Making a curry in the slow cooker has to be the easiest way to do it. Perfect for busy days when you want to spend time with the kids, or out having fun, and not standing at the stove keeping an eye on how things are progressing.
Made with chicken from Andrew Gordon, butchery and fine foods store in Chattan Place, Aberdeen.
This is a luxurious and indulgent recipe that also sneaks in some vegetables to unsuspecting kids.
You could increase the white part of the leek, onions and carrots to suit your own needs. It’s nice to use meat from butchers in Aberdeen to support my local industry, and I think the recipes taste so much better when you know where the meat is coming from.
If you want to find out more about Andrew Gordon and his butchery, you can find him at:
Facebook: http://www.facebook.com/Andrewgordonbutchery
Twitter: @aberdeenbutcher
- 450g rice
- 4 large chicken breasts
- 2 chicken stock pots
- 1 tin good quality coconut milk
- 1.5 pints water
- 2 level teaspoons cumin
- 2 level teaspoons coriander
- 1 level teaspoon ground rainbow peppercorns
- sea salt to taste in korma and rice
- 2 small or 1 large onion
- 1 finely grated carrot
- 1 finely chopped leek
- Measure out 450g of basmati and wild rice. Leave in suitable pot for cooking later.
- Dice the chicken breasts and place them in a thick bottomed pan on the stove to seal the meat.
- Add the chopped onions, leek and carrot to the chicken and lightly fry for a couple of minutes.

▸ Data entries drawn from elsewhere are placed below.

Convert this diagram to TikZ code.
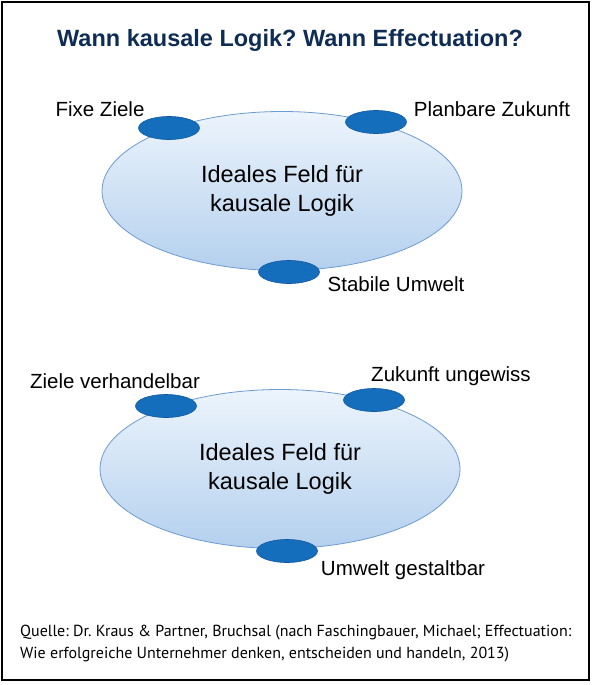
\documentclass[tikz,border=0pt]{standalone}
\usepackage{fontspec}
\setmainfont{Liberation Sans}
\newfontfamily\quellefont{PT Sans}
\usetikzlibrary{shapes.geometric}

\definecolor{titelblau}{RGB}{14,44,84}
\definecolor{feldrand}{RGB}{110,155,210}
\definecolor{feldhell}{RGB}{236,244,252}
\definecolor{feldmittel}{RGB}{180,208,238}
\definecolor{punktblau}{RGB}{21,110,188}
\definecolor{punktrand}{RGB}{16,88,160}

\tikzset{
  feld/.style={ellipse, draw=feldrand, line width=0.8pt, top color=feldhell, bottom color=feldmittel,
    minimum width=360pt, minimum height=159pt, inner sep=0pt, align=center,
    font=\fontsize{23.5}{29}\selectfont},
  punkt/.style={ellipse, draw=punktrand, line width=0.6pt, fill=punktblau,
    minimum width=61pt, minimum height=23pt, inner sep=0pt},
  etikett/.style={font=\fontsize{20.5}{24}\selectfont, inner sep=0pt}
}

\frenchspacing
\begin{document}
\begin{tikzpicture}[x=1pt, y=-1pt]
  \useasboundingbox (0,0) rectangle (594,685);
  \draw[line width=1.6pt] (2,2) rectangle (589,680);

  % Titel
  \node[text=titelblau, font=\fontsize{23.5}{28}\selectfont\bfseries] (titel) at (290,40) {Wann kausale Logik? Wann Effectuation?};

  % oben: kausale Logik
  \begin{scope}[shift={(0,0)}]
    \node[feld] (feldA) at (282,191) {Ideales Feld für\\kausale Logik};
    \node[punkt] (zieleA) at (169,128) {};
    \node[punkt] (zukunftA) at (376,122) {};
    \node[punkt] (umweltA) at (289,272) {};
    \node[etikett] (lzieleA) at (100,109) {Fixe Ziele};
    \node[etikett] (lzukunftA) at (492,109) {Planbare Zukunft};
    \node[etikett] (lumweltA) at (396,284) {Stabile Umwelt};
  \end{scope}

  % unten: Effectuation
  \begin{scope}[shift={(0,0)}]
    \node[feld] (feldB) at (280,469) {Ideales Feld für\\kausale Logik};
    \node[punkt] (zieleB) at (166,406) {};
    \node[punkt] (zukunftB) at (374,400) {};
    \node[punkt] (umweltB) at (287,551) {};
    \node[etikett] (lzieleB) at (115,381) {Ziele verhandelbar};
    \node[etikett] (lzukunftB) at (451,376) {Zukunft ungewiss};
    \node[etikett] (lumweltB) at (403,570) {Umwelt gestaltbar};
  \end{scope}

  % Quelle
  \node[anchor=west, align=left, inner sep=0pt, font=\quellefont\fontsize{16}{22}\selectfont] (quelle) at (20,644)
    {Quelle: Dr. Kraus \& Partner, Bruchsal (nach Faschingbauer, Michael; Effectuation:\\Wie erfolgreiche Unternehmer denken, entscheiden und handeln, 2013)};
\end{tikzpicture}
\end{document}
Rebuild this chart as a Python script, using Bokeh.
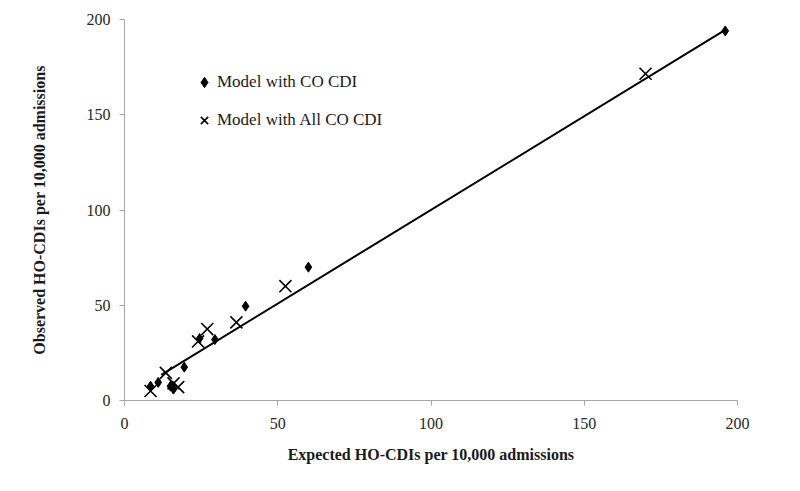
from bokeh.plotting import figure
from bokeh.models import Legend, LegendItem, Range1d, FixedTicker
from bokeh.embed import file_html
from bokeh.resources import INLINE

# Model with CO CDI (diamonds)
co_expected = [8.5, 11, 15, 16, 19.5, 24.5, 29.5, 39.5, 60, 196]
co_observed = [7.5, 9.5, 7.5, 6, 17.5, 32.5, 32, 49.5, 70, 194]

# Model with All CO CDI (crosses)
all_expected = [8.5, 13.5, 16, 17.5, 24, 27, 36.5, 52.5, 170]
all_observed = [5, 14.5, 9, 7, 31, 37.5, 41, 60, 171.5]

# Fitted line endpoints
fit_x = [12, 196]
fit_y = [13.5, 194.5]

ticks = [0, 50, 100, 150, 200]

FONT = "Liberation Serif"

p = figure(width=784, height=475, output_backend="svg", toolbar_location=None,
           x_range=Range1d(0, 200), y_range=Range1d(0, 200),
           min_border_left=124, min_border_right=47, min_border_top=19, min_border_bottom=75)

p.xgrid.visible = False
p.ygrid.visible = False
p.outline_line_color = None
p.background_fill_color = "white"
p.border_fill_color = "white"

for ax in (p.xaxis, p.yaxis):
    ax.ticker = FixedTicker(ticks=ticks)
    ax.minor_tick_line_color = None
    ax.axis_line_color = "#a6a6a6"
    ax.major_tick_line_color = "#a6a6a6"
    ax.major_tick_out = 5
    ax.major_tick_in = 0
    ax.major_label_text_font = FONT
    ax.major_label_text_font_size = "16px"
    ax.major_label_text_color = "#262626"
    ax.axis_label_text_font = FONT
    ax.axis_label_text_font_size = "16px"
    ax.axis_label_text_font_style = "bold"
    ax.axis_label_text_color = "#1a1a1a"

p.xaxis.axis_label = "Expected HO-CDIs per 10,000 admissions"
p.yaxis.axis_label = "Observed HO-CDIs per 10,000 admissions"
p.xaxis.major_label_standoff = 12
p.xaxis.axis_label_standoff = 14
p.yaxis.major_label_standoff = 9
p.yaxis.axis_label_standoff = 36

p.line(fit_x, fit_y, line_color="black", line_width=2)

r_co = p.scatter(co_expected, co_observed, marker="diamond", size=10,
                 fill_color="black", line_color="black")
r_all = p.scatter(all_expected, all_observed, marker="x", size=17,
                  line_color="black", line_width=1.6)

legend = Legend(items=[LegendItem(label="Model with CO CDI", renderers=[r_co]),
                       LegendItem(label="Model with All CO CDI", renderers=[r_all])],
                location=(67, 266), orientation="vertical")
legend.label_text_font = FONT
legend.label_text_font_size = "17px"
legend.label_text_color = "#1a1a1a"
legend.border_line_color = None
legend.background_fill_alpha = 0
legend.padding = 0
legend.margin = 0
legend.spacing = 10
legend.glyph_width = 26
legend.glyph_height = 28
legend.label_height = 28
legend.label_standoff = 0
p.add_layout(legend)

open("out.html", "w").write(file_html(p, INLINE))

- Add the cumin, coriander, rainbow peppercorns, a sprinkling of sea salt and continue to cook while gently mixing for another few minutes on a low heat.
- Put 1.5 pints of boiling water into your slow cooker. Add the chicken mix and fold in a tin of coconut milk.
- Pop on the lid and leave for 8 hours on low, or 4 hours on high.
- When you are ready to serve, thicken the korma if required by adding a little cornflour dissolved in milk, and stirring gently until it thickens.
- Twenty minutes before you plan to eat, put your rice into a large saucepan of boiling water.
- Add salt if desired and bring to the boil.
- simmer the rice for 12 – 15 minutes.
- Remove from heat, drain, fluff up with a fork and serve immediately with your korma.